The Kimbell is required to replant the remaining greenspace with enough trees to cover about 35 percent of the area with canopy, “and they exceeded that by about 20 percent, based on preliminary plans sent to the city,” said city spokesman Bill Begley.

“The ordinance does not address the age or diameter of the trees that are removed, only the canopy coverage it provides,” Begley said. The replacement trees will be judged on the “type and size of the tree at maturity.”

City code allows the replacement trees to be as small as two and a half to three inches in trunk diameter. But Brandrup said the $125 million project includes money to replace the big oaks with trees about the same size.

Attempts to expand the Kimbell, which opened in 1974, have always been controversial. In 1989, the museum proposed adding two wings, but howls from architects and Kahn’s widow, Esther Kahn, quickly scuttled those plans.
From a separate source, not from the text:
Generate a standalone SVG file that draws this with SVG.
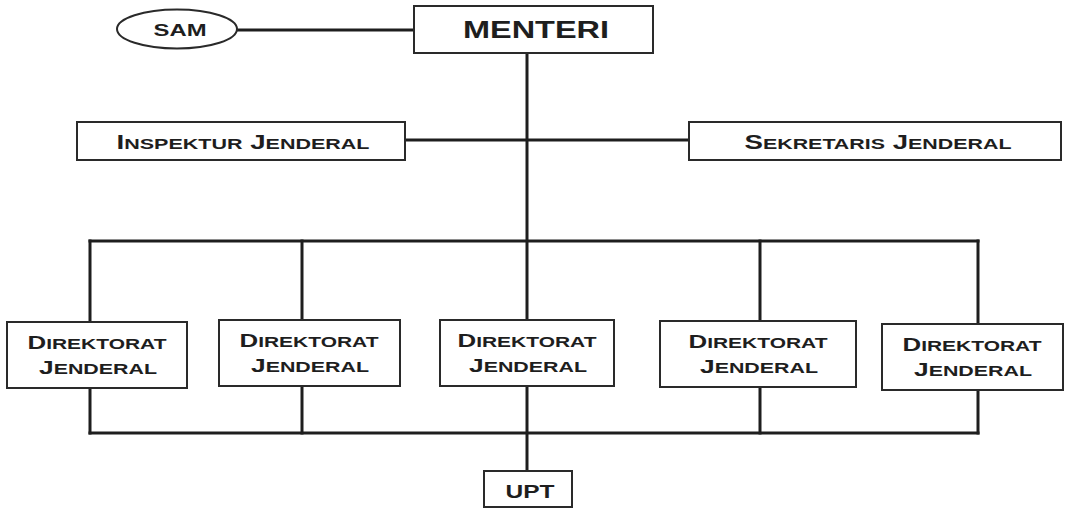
<svg xmlns="http://www.w3.org/2000/svg" width="1071" height="510" viewBox="0 0 1071 510">
  <style>
    .box { fill: #ffffff; stroke: #2a2a2a; stroke-width: 2; }
    .wire { fill: none; stroke: #1e1e1e; stroke-width: 3; stroke-linecap: square; }
    .lbl { font-family: "Liberation Sans", Arial, sans-serif; font-weight: bold; fill: #1e1e1e; text-anchor: middle; }
    .sc { font-size: 15px; }
    .sc2 { font-size: 15.5px; }
  </style>
  <rect width="1071" height="510" fill="#ffffff"/>

  <!-- connectors -->
  <g id="connectors">
    <path class="wire" d="M237,30 H414"/>
    <path class="wire" d="M527,53 V320"/>
    <path class="wire" d="M527,386 V471"/>
    <path class="wire" d="M405,140 H689"/>
    <path class="wire" d="M90,241 H978"/>
    <path class="wire" d="M90,241 V322 M302,241 V320 M760,241 V321 M978,241 V324"/>
    <path class="wire" d="M90,433 H978"/>
    <path class="wire" d="M90,388 V433 M302,386 V433 M760,387 V433 M978,390 V433"/>
  </g>

  <g id="sam">
    <ellipse class="box" cx="177" cy="29" rx="60" ry="19.5"/>
    <text class="lbl" x="180" y="36" font-size="17" textLength="53" lengthAdjust="spacingAndGlyphs">SAM</text>
  </g>

  <g id="menteri">
    <rect class="box" x="414" y="6" width="239" height="47"/>
    <text class="lbl" x="536" y="38" font-size="24" textLength="146" lengthAdjust="spacingAndGlyphs">MENTERI</text>
  </g>

  <g id="inspektur-jenderal">
    <rect class="box" x="77" y="122" width="328" height="38"/>
    <text class="lbl" x="243" y="149" font-size="20" textLength="253" lengthAdjust="spacingAndGlyphs">I<tspan class="sc2">NSPEKTUR</tspan> J<tspan class="sc2">ENDERAL</tspan></text>
  </g>

  <g id="sekretaris-jenderal">
    <rect class="box" x="689" y="122" width="372" height="38"/>
    <text class="lbl" x="878" y="149" font-size="20" textLength="267" lengthAdjust="spacingAndGlyphs">S<tspan class="sc2">EKRETARIS</tspan> J<tspan class="sc2">ENDERAL</tspan></text>
  </g>

  <g id="dirjen-1">
    <rect class="box" x="7" y="322" width="180" height="66"/>
    <text class="lbl" x="97" y="349" font-size="18.5" textLength="139" lengthAdjust="spacingAndGlyphs">D<tspan class="sc">IREKTORAT</tspan></text>
    <text class="lbl" x="98" y="374" font-size="18.5" textLength="118" lengthAdjust="spacingAndGlyphs">J<tspan class="sc">ENDERAL</tspan></text>
  </g>

  <g id="dirjen-2">
    <rect class="box" x="219" y="320" width="181" height="66"/>
    <text class="lbl" x="309" y="347" font-size="18.5" textLength="139" lengthAdjust="spacingAndGlyphs">D<tspan class="sc">IREKTORAT</tspan></text>
    <text class="lbl" x="310" y="372" font-size="18.5" textLength="118" lengthAdjust="spacingAndGlyphs">J<tspan class="sc">ENDERAL</tspan></text>
  </g>

  <g id="dirjen-3">
    <rect class="box" x="440" y="320" width="174" height="66"/>
    <text class="lbl" x="527" y="347" font-size="18.5" textLength="139" lengthAdjust="spacingAndGlyphs">D<tspan class="sc">IREKTORAT</tspan></text>
    <text class="lbl" x="528" y="372" font-size="18.5" textLength="118" lengthAdjust="spacingAndGlyphs">J<tspan class="sc">ENDERAL</tspan></text>
  </g>

  <g id="dirjen-4">
    <rect class="box" x="660" y="321" width="196" height="66"/>
    <text class="lbl" x="758" y="348" font-size="18.5" textLength="139" lengthAdjust="spacingAndGlyphs">D<tspan class="sc">IREKTORAT</tspan></text>
    <text class="lbl" x="759" y="373" font-size="18.5" textLength="118" lengthAdjust="spacingAndGlyphs">J<tspan class="sc">ENDERAL</tspan></text>
  </g>

  <g id="dirjen-5">
    <rect class="box" x="882" y="324" width="181" height="66"/>
    <text class="lbl" x="972" y="351" font-size="18.5" textLength="139" lengthAdjust="spacingAndGlyphs">D<tspan class="sc">IREKTORAT</tspan></text>
    <text class="lbl" x="973" y="376" font-size="18.5" textLength="118" lengthAdjust="spacingAndGlyphs">J<tspan class="sc">ENDERAL</tspan></text>
  </g>

  <g id="upt">
    <rect class="box" x="484" y="471" width="88" height="36"/>
    <text class="lbl" x="530" y="498" font-size="19" textLength="49" lengthAdjust="spacingAndGlyphs">UPT</text>
  </g>
</svg>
By 2006, Kimbell officials were again talking about the need for more room for the museum’s permanent collection and larger special exhibits as well as a larger auditorium and more education and library space. This time the debate focused mostly on where to put the addition rather than whether to build it at all. Both the west lawn and a surface parking lot on the east side of Van Cliburn Way were considered.

Parking became an issue. Kimbell patrons were used to parking on the surface lot and entering through the stately but plainer back door, instead of following a path through the trees and beside the pool, as Kahn had intended. Piano convinced the museum’s board of directors that an underground parking garage would bring visitors into the new building via the greenspace.

Whether Kahn was wedded to the open space has been difficult to judge. His original design took up almost the entire west lawn, but funding issues scaled that back. Charles Birnbaum, president of the Washington, D.C-based Cultural Landscape Foundation, said he has some proof that the trees and green space were very much an important part of Kahn’s thinking.

“The dialogue Kahn had with Mrs. Kimbell shows that the entrance with trees in a very large space was very important to him,” Birnbaum said. “In a June 1969 letter to her, Kahn wrote, ‘The west lawn gives the building perspective.’ Accompanying the letter was a sketch of the project with portions labeled ‘MUSEUM’ and ‘ENTRANCE OF THE TREES’ in bold-faced cap[ital]s.”

Because the post oaks were originally planted along a side street that was eventually turned into green space, “there was a corridor of trees that led from the north and south to the museum entrance. Those trees were as significant as the museum itself,” Birnbaum said.

“I don’t think [the Kimbell] will be able to replace those trees in a way that replicates the originals,” Birnbaum said. “It will take out the character of a defining feature. I think it was a mistake to build this expansion on the lawn in the first place, but it is very surprising for me to learn that they have taken all of them out, especially when they originally stated they were going to preserve those trees.”

Brandrup said not as much green space is being lost as people think. “The new Piano building footprint will occupy approximately one-third of the lawn area, and all of the new lawn will be accessible for recreational activities, including the sod roof that will cover the western half of the new building,” she said.

“Because of the construction [for] this much needed expansion and the age of the trees at that entrance to the Kimbell, we had no choice but to remove the trees,” Brandrup said. “But we are committed to replacing the trees with ones that are similar in size, because we want to preserve the green space. I think the citizens of Fort Worth are going to be impressed with what they see when we are finished.”